42% (Yankee). Barely into the Yankee category.

Hmmm.
Possibly because of being in the Northeast, but hundreds of miles fro the NEC, and being a heavy traveler.

Being a radio type helped, too.

Posted by Bithead | December 24, 2004 | 02:18 pm | Permalink
 

at 92% Dixie I just gotta say... Y'all must talk real funny.

Posted by Paul | December 24, 2004 | 03:39 pm | Permalink
 

78% (Dixie). That is a pretty strong Southern score!

I was glad to see that the authors recognized Texas as being distinct from the South.

Answering question 16 reminded me of one time, as a kid, when we were in a restaurant and the waitress asked me what I wanted to drink. I told her I wanted a Coke, and she left before I had a chance to tell her that the kind of Coke I wanted was an orange (soda)!

Posted by Boyd | December 24, 2004 | 03:56 pm | Permalink
 

59% Dixie for me. Raised in CA but spent most summers in Texas. Sure does stick.

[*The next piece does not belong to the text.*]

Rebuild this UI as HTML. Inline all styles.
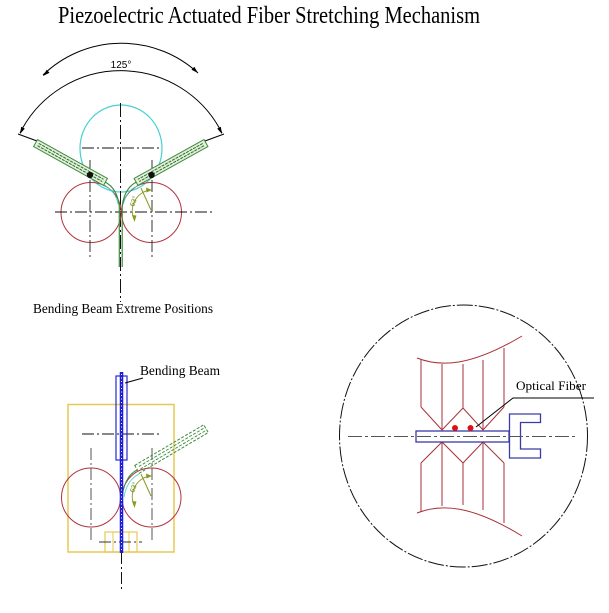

Posted by Scott Dillard | December 24, 2004 | 04:08 pm | Permalink
 

44% (barely Yankee)

Curious. Most of my answere were identified with the Great Lakes region or Midwest, but most of my family were immigrants to Utah in the late 19th century. I grew up in New Mexico.

Posted by Kent | December 24, 2004 | 04:23 pm | Permalink
 

69% Dixie. I'm surprised it's not higher. My long-time residence in Chicago must have corrupted me.

Posted by Dave Schuler | December 24, 2004 | 07:05 pm | Permalink
 

88% Dixie. If I didn't live 5 teenage years in New York, I am sure it would have been much higher for Dixie! Y'all have a Merry Christmas!

Posted by Pete | December 24, 2004 | 07:52 pm | Permalink
 

Geez, James. You live in Va, and spent considerable time in Ala. How could you NOT be dixie?

Posted by bryan | December 24, 2004 | 09:11 pm | Permalink
 

63% (Dixie). A definitive Southern score!
I was surprised at how many words I picked were "Midwestern/Generic American" words. But the use of "coke" to denote a carbonated beverage gave away my Texas roots.

Merry Christmas, y'all!

Posted by bryan | December 24, 2004 | 09:16 pm | Permalink
 

Hm. I thought my answers were trending Northern, and more Great Lakes states than my family's true Midwestern roots (which are in Nebraska).

But I came out 51% Dixie, and I've lived in California almost my entire life.

Posted by Attila Girl | December 26, 2004 | 05:02 am | Permalink
 

I've never gotten this thing. I usually get around a 50%...and yet all of my answers are consistent with a Southern score (so each question tells me).

It can't be very accurate. For example, I'm from Houston, where it's a feeder along the interstate. However, this makes me less Southern, because if I switch it to my second choice (access road) I become 7% more Southern! And sometimes I'd call it a crawdad, but more likely a crawfish.

Posted by austin mls | December 26, 2004 | 06:15 am | Permalink
 

Funny. I grew up in the rural south and only scored a 72 % but my wife who grew up in the city scored 92%. The meter is a little faulty.

Posted by Clint | December 26, 2004 | 08:47 am | Permalink
 

I think if you're well-read it's going to skew the results. Several responses I gave (that were mid-Western - and I've NEVER lived there, being from a Navy family) came from well-loved books that influenced me as a child or young adult. Lots of things - including TV, periodicals, and books - influence our vocabulary.

I came out 80% Dixie.

Attila Girl, coming out 51% Dixie despite being a native Californian is obviously a sign of superior intelligence :) I knew there was a reason I liked you...

(Just kidding - I love California - I've lived there five times and just moved back East in July. Boy am I missing it about now.)

Posted by Cassandra | December 26, 2004 | 04:25 pm | Permalink
 

That test is wrong on at least one thing. Pronouncing "cot" and "caught" differently is also common in the South, anywhere that people have the Southern Shift, as well as in the Great Lakes region where people have the Northern Cities Vowel shift.

Yet saying that one pronounces "cot" and "caught" differently decreases one's Dixie score. Scandalous!

Posted by John Thacker | December 26, 2004 | 11:28 pm | Permalink
 

42% yankee, barely there.
Live in NH; educated in CA; Mom was from MI.
Everywhere I have lived, people thought I was from down south. Go figure. I only picked that up after 4 months at Ft. Knox!